I will be the first to admit that while I am a Mac Fan Girl, I am not a fan of all things Mac.

Yes, I actually admitted that where others could see it. There is no taking it back and I have no intentions of taking it back. A lot of people love everything that comes with their Mac when they get it, but I do not. I will confess to wanting to strip the living daylights out of iPhoto right off my new MacBook Pro the minute I got it. I hate it!

For all points and purposes, iPhoto is easy to use and works for just about anyone, but that is about it – it works. If that is what you want it to do “just work” then it is perfect for you. If you want a little more control over your files, then do not ask what iPhoto is doing on the back end. It is one of the biggest memory hogs I have ever seen on a Mac. If you want to lose hard drive space, use iPhoto. That is all I have to say.

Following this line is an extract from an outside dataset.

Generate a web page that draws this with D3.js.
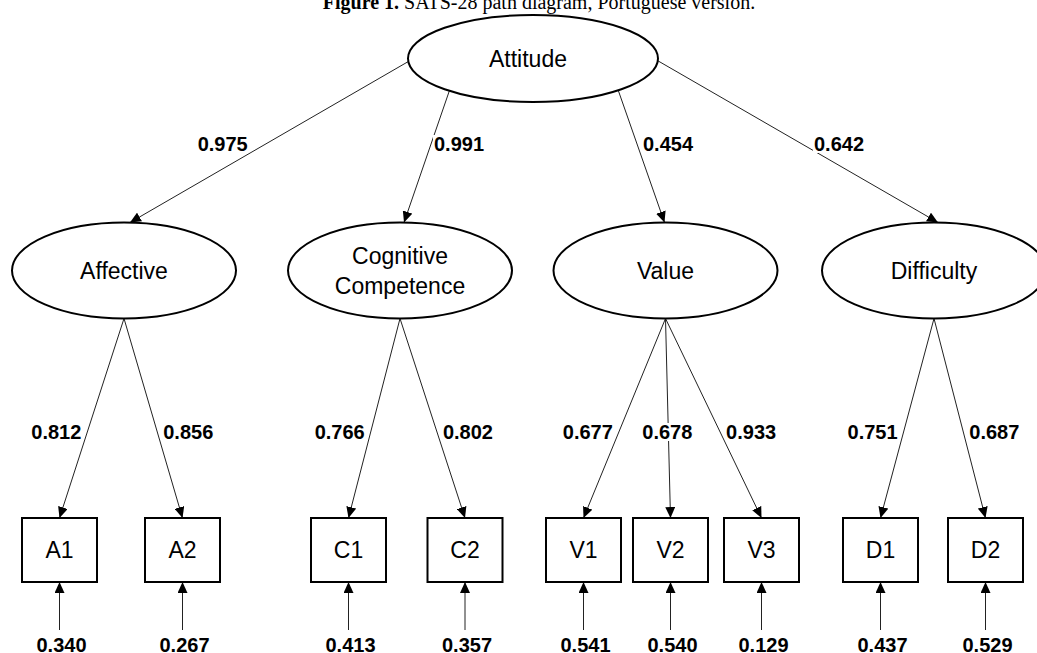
<!DOCTYPE html>
<html>
<head>
<meta charset="utf-8">
<script src="https://cdn.jsdelivr.net/npm/d3@7/dist/d3.min.js"></script>
<style>
  html, body { margin: 0; padding: 0; background: #fff; }
  svg { display: block; }
</style>
</head>
<body>
<svg id="diagram" width="1037" height="653"></svg>
<script>
// ---- Model estimates (standardised) ----
const higherFactor = "Attitude";
const latentFactors = ["Affective", "Cognitive Competence", "Value", "Difficulty"];
const structuralLoadings = [0.975, 0.991, 0.454, 0.642];

const items = ["A1", "A2", "C1", "C2", "V1", "V2", "V3", "D1", "D2"];
const itemFactors = ["Affective", "Affective", "Cognitive Competence", "Cognitive Competence",
                     "Value", "Value", "Value", "Difficulty", "Difficulty"];
const itemLoadings = [0.812, 0.856, 0.766, 0.802, 0.677, 0.678, 0.933, 0.751, 0.687];
const errorVariances = [0.340, 0.267, 0.413, 0.357, 0.541, 0.540, 0.129, 0.437, 0.529];

// ---- Layout ----
const W = 1037, H = 653;
const apex = { cx: 533, cy: 58.5, rx: 125, ry: 43.5 };
const latentX = d3.scaleOrdinal().domain(latentFactors).range([124, 400, 665.5, 934]);
const latentRow = { cy: 270.5, rx: 112, ry: 48 };
// where each structural path leaves the Attitude ellipse (degrees, y down)
const exitAngle = d3.scaleOrdinal().domain(latentFactors).range([176, 132, 47, 3]);
// small horizontal shift of each arrow tip on the factor ellipse
const tipShift = d3.scaleOrdinal().domain(latentFactors).range([6, 4, -1, 4]);
// label offset from its path at label height
const topLabelDx = d3.scaleOrdinal().domain(latentFactors).range([-43, 28, 31, 37]);
const topLabelY = 144;

const itemX = d3.scaleOrdinal().domain(items)
  .range([59.5, 182.5, 348.5, 465, 583.5, 670.5, 761.5, 880.5, 985.5]);
const box = { w: 75, h: 64, top: 518 };
const loadLabelY = 432;
const errStartY = 630;

const fmt = d3.format(".3f");
const sans = "'Liberation Sans', Arial, sans-serif";

const svg = d3.select("#diagram");
svg.append("rect").attr("width", W).attr("height", H).attr("fill", "#fff");

svg.append("defs").append("marker")
  .attr("id", "head")
  .attr("markerUnits", "userSpaceOnUse")
  .attr("viewBox", "0 0 11 10")
  .attr("refX", 11).attr("refY", 5)
  .attr("markerWidth", 11).attr("markerHeight", 10)
  .attr("orient", "auto")
  .append("path").attr("d", "M0,0L11,5L0,10Z").attr("fill", "#000");

// ---- Title ----
const title = svg.append("text")
  .attr("x", 539).attr("y", 9)
  .attr("text-anchor", "middle")
  .attr("font-family", "'Liberation Serif', 'Times New Roman', serif")
  .attr("font-size", 20).attr("fill", "#000");
title.append("tspan").attr("font-weight", "bold").text("Figure 1.");
title.append("tspan").text(" SATS-28 path diagram, Portuguese version.");

// ---- Nodes ----
const edges = svg.append("g");
const nodes = svg.append("g");
const labels = svg.append("g");

nodes.append("ellipse")
  .attr("cx", apex.cx).attr("cy", apex.cy).attr("rx", apex.rx).attr("ry", apex.ry)
  .attr("fill", "#fff").attr("stroke", "#000").attr("stroke-width", 2);
nodes.append("text")
  .attr("x", apex.cx - 5).attr("y", apex.cy + 8)
  .attr("text-anchor", "middle").attr("font-family", sans).attr("font-size", 23)
  .text(higherFactor);

const lat = nodes.selectAll("g.latent").data(latentFactors).join("g").attr("class", "latent");
lat.append("ellipse")
  .attr("cx", d => latentX(d)).attr("cy", latentRow.cy)
  .attr("rx", latentRow.rx).attr("ry", latentRow.ry)
  .attr("fill", "#fff").attr("stroke", "#000").attr("stroke-width", 2);
lat.each(function (d) {
  const words = d.split(" ");
  const t = d3.select(this).append("text")
    .attr("text-anchor", "middle").attr("font-family", sans).attr("font-size", 23);
  const lh = 30;
  const y0 = latentRow.cy + 8 - (words.length - 1) * lh / 2;
  words.forEach((w, i) => {
    t.append("tspan").attr("x", latentX(d)).attr("y", y0 + i * lh).text(w);
  });
});

const obs = nodes.selectAll("g.item").data(items).join("g").attr("class", "item");
obs.append("rect")
  .attr("x", d => itemX(d) - box.w / 2).attr("y", box.top)
  .attr("width", box.w).attr("height", box.h)
  .attr("fill", "#fff").attr("stroke", "#000").attr("stroke-width", 2);
obs.append("text")
  .attr("x", d => itemX(d)).attr("y", box.top + box.h / 2 + 8)
  .attr("text-anchor", "middle").attr("font-family", sans).attr("font-size", 23)
  .text(d => d);

// ---- Paths ----
function labelWithBg(x, y, txt) {
  const g = labels.append("g");
  const r = g.append("rect").attr("fill", "#fff");
  const t = g.append("text")
    .attr("x", x).attr("y", y)
    .attr("text-anchor", "middle").attr("font-family", sans)
    .attr("font-size", 20).attr("font-weight", "bold")
    .text(txt);
  const b = t.node().getBBox();
  r.attr("x", b.x - 1).attr("y", b.y + 2).attr("width", b.width + 2).attr("height", b.height - 4);
}

const lineColor = "#222";

// structural paths: Attitude -> first-order factors
latentFactors.forEach((f, i) => {
  const a = exitAngle(f) * Math.PI / 180;
  const x1 = apex.cx + apex.rx * Math.cos(a), y1 = apex.cy + apex.ry * Math.sin(a);
  const x2 = latentX(f) + tipShift(f), y2 = latentRow.cy - latentRow.ry;
  edges.append("line")
    .attr("x1", x1).attr("y1", y1).attr("x2", x2).attr("y2", y2)
    .attr("stroke", lineColor).attr("stroke-width", 1)
    .attr("marker-end", "url(#head)");
  const lx = x1 + (x2 - x1) * (topLabelY - y1) / (y2 - y1);
  labelWithBg(lx + topLabelDx(f), topLabelY + 7, fmt(structuralLoadings[i]));
});

// measurement paths: factors -> items
items.forEach((it, i) => {
  const f = itemFactors[i];
  const x1 = latentX(f), y1 = latentRow.cy + latentRow.ry;
  const x2 = itemX(it), y2 = box.top;
  edges.append("line")
    .attr("x1", x1).attr("y1", y1).attr("x2", x2).attr("y2", y2)
    .attr("stroke", lineColor).attr("stroke-width", 1)
    .attr("marker-end", "url(#head)");
  const lx = x1 + (x2 - x1) * (loadLabelY - y1) / (y2 - y1);
  const side = Math.abs(x2 - x1) < 10 ? 0 : Math.sign(x2 - x1);
  labelWithBg(lx + side * 31 - (side === 0 ? 1 : 0), loadLabelY + 7, fmt(itemLoadings[i]));
});

// residual paths into items
items.forEach((it, i) => {
  edges.append("line")
    .attr("x1", itemX(it)).attr("y1", errStartY)
    .attr("x2", itemX(it)).attr("y2", box.top + box.h)
    .attr("stroke", lineColor).attr("stroke-width", 1)
    .attr("marker-end", "url(#head)");
  labels.append("text")
    .attr("x", itemX(it) + 2).attr("y", 652)
    .attr("text-anchor", "middle").attr("font-family", sans)
    .attr("font-size", 20).attr("font-weight", "bold")
    .text(fmt(errorVariances[i]));
});
</script>
</body>
</html>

I know, a lot of people are now asking how I get things off my iPhone, etc. There are plenty of third party apps that will do the job for me and give me complete control of where the files are going and do it more efficiently. Just in case you are wondering, I do not use iTunes to get stuff off my iPhone either. Yes, I use it to back it up, but for the photos and videos (the things that really matter to me), I use an app that specializes in transferring data from one device to the other.

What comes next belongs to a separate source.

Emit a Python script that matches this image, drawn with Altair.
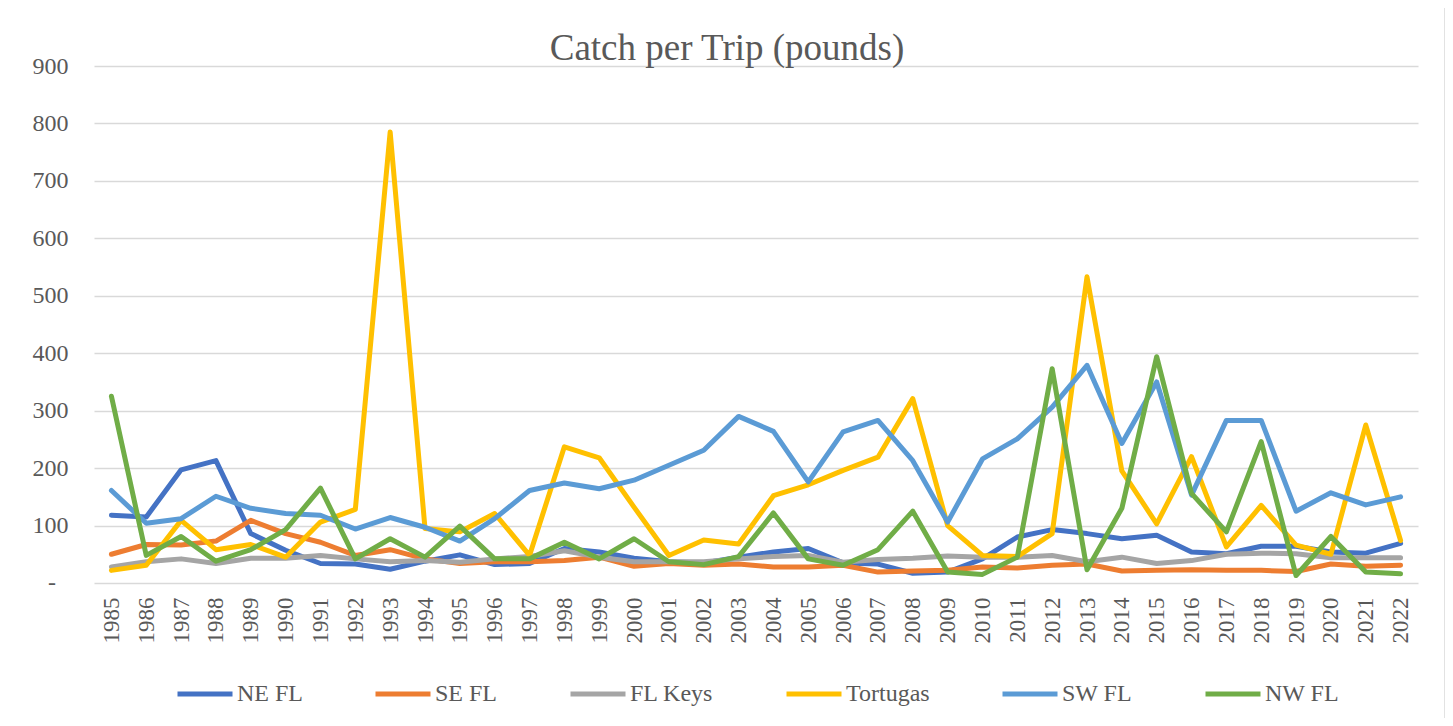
import altair as alt
import pandas as pd

years = [str(y) for y in range(1985, 2023)]

ne_fl = [118, 115, 197, 213, 86, 57, 34, 33, 24, 38, 49, 32, 34, 60, 54, 43, 37, 35, 45, 54,
         60, 35, 33, 17, 19, 42, 80, 93, 86, 77, 83, 54, 51, 64, 64, 54, 52, 69]
se_fl = [50, 67, 66, 73, 109, 86, 71, 48, 58, 42, 34, 37, 37, 39, 45, 29, 34, 31, 33, 28,
         28, 31, 19, 21, 22, 28, 26, 31, 33, 21, 22, 23, 22, 22, 20, 33, 29, 31]
fl_keys = [28, 37, 42, 34, 43, 43, 48, 42, 37, 39, 36, 42, 46, 56, 45, 37, 37, 37, 42, 46,
           48, 36, 41, 43, 47, 45, 45, 48, 37, 45, 34, 39, 50, 52, 51, 44, 44, 44]
tortugas = [22, 31, 109, 58, 67, 45, 106, 128, 785, 95, 89, 121, 48, 237, 218, 132, 48, 75, 68, 152,
            171, 196, 219, 321, 100, 48, 46, 86, 533, 195, 103, 220, 63, 135, 66, 50, 275, 74]
sw_fl = [161, 104, 112, 151, 130, 121, 118, 94, 114, 97, 73, 112, 161, 174, 164, 179, 205, 231, 290, 264,
         176, 263, 283, 213, 106, 216, 251, 306, 379, 243, 350, 153, 283, 283, 125, 157, 136, 150]
nw_fl = [325, 48, 81, 38, 58, 93, 165, 42, 77, 45, 99, 42, 42, 71, 42, 77, 37, 32, 46, 122,
         42, 31, 58, 125, 19, 15, 45, 373, 23, 130, 394, 156, 89, 246, 13, 81, 19, 16]

series_names = ["NE FL", "SE FL", "FL Keys", "Tortugas", "SW FL", "NW FL"]
series_values = [ne_fl, se_fl, fl_keys, tortugas, sw_fl, nw_fl]
colors = ["#4472C4", "#ED7D31", "#A5A5A5", "#FFC000", "#5B9BD5", "#70AD47"]
title_text = "Catch per Trip (pounds)"
zero_text = "-"

rows = []
for name, vals in zip(series_names, series_values):
    for yr, v in zip(years, vals):
        rows.append({"Year": yr, "Region": name, "Catch": v})
df = pd.DataFrame(rows)

FONT = "Liberation Serif"
GRAY = "#595959"

lines = alt.Chart(df).mark_line(strokeWidth=5, strokeJoin="round", strokeCap="round").encode(
    x=alt.X("Year:O", sort=years, scale=alt.Scale(padding=0.5),
            axis=alt.Axis(title=None, labelAngle=-90, labelFontSize=23, labelFont=FONT,
                          labelColor=GRAY, ticks=False, domain=False, labelPadding=14, grid=False)),
    y=alt.Y("Catch:Q", scale=alt.Scale(domain=[0, 900], nice=False),
            axis=alt.Axis(title=None, values=list(range(0, 1000, 100)),
                          labelExpr="datum.value == 0 ? '' : datum.label",
                          labelFontSize=24, labelFont=FONT, labelColor=GRAY,
                          ticks=False, domain=False, labelPadding=26,
                          gridColor="#D9D9D9", gridWidth=1.5)),
    color=alt.Color("Region:N", sort=series_names,
                    scale=alt.Scale(domain=series_names, range=colors),
                    legend=alt.Legend(title=None, orient="none", legendX=81, legendY=598,
                                      direction="horizontal", symbolType="stroke",
                                      symbolSize=3025, symbolStrokeWidth=5,
                                      labelFontSize=24, labelFont=FONT, labelColor=GRAY,
                                      columnPadding=62, labelOffset=2, padding=0,
                                      labelLimit=300)),
)

zero_lbl = alt.Chart(pd.DataFrame({"t": [zero_text]})).mark_text(
    font=FONT, fontSize=24, color=GRAY, baseline="middle", align="center"
).encode(text="t:N", y=alt.datum(0), x=alt.value(-42))

border = alt.Chart(pd.DataFrame({"a": [0]})).mark_rect(
    filled=False, stroke="#D9D9D9", strokeWidth=1.5
).encode(x=alt.value(-87), x2=alt.value(1351), y=alt.value(-59), y2=alt.value(700))

title = alt.Chart(pd.DataFrame({"t": [title_text]})).mark_text(
    font=FONT, fontSize=37, color=GRAY, baseline="alphabetic", align="center"
).encode(text="t:N", x=alt.value(633), y=alt.value(-6))

chart = alt.layer(border, lines, zero_lbl, title).properties(
    width=1324, height=517,
    padding={"left": 86, "top": 58, "right": 27, "bottom": 135},
    autosize=alt.AutoSizeParams(type="none"),
).configure_view(stroke=None)

chart.save("out.html", embed_options={"renderer": "svg", "actions": False})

My concerns today, however, do not fall in this category, however. Well, not entirely. On Christmas Eve, I plugged my old Canon Digital Rebel XT into my new Apple MacBook Pro and things were not all glorious and happy. One, my computer did not immediately recognize my camera at all. This is not good, right? I had it plugged in and turned on and there was no indication that the lights were on. Nothing. This was not a good sign.

I set about looking for the software online. I knew roughly where the software was for my camera but this was not going to do me any good with a computer that had no optical drive to run the disc in. A minor complication. You would think that this would be something that Canon would keep on their website under the support files and documents. The only files that I could find, however, were the updater files, not the installation files. This was not very helpful.

After a little bit of research I was able find a more recent version of the software to install and then run the updater on. Doing this at least got me to a point where when the camera was plugged in and turned on the camera’s lights where on. Unfortunately, at this point the software does not recognize the camera.

I am disappointed that it looks like I might be forced into using iPhoto to recover the pictures off my camera at this point. I will actually use a card reader before I am forced to do that. Now to remember what I did with the card reader. I wonder if the old card reader that I have will actually work with the newer cards or if I will be forced to upgrade it too. This is something I had not thought about. I am sure there is a reasonable work around, I just have to find it.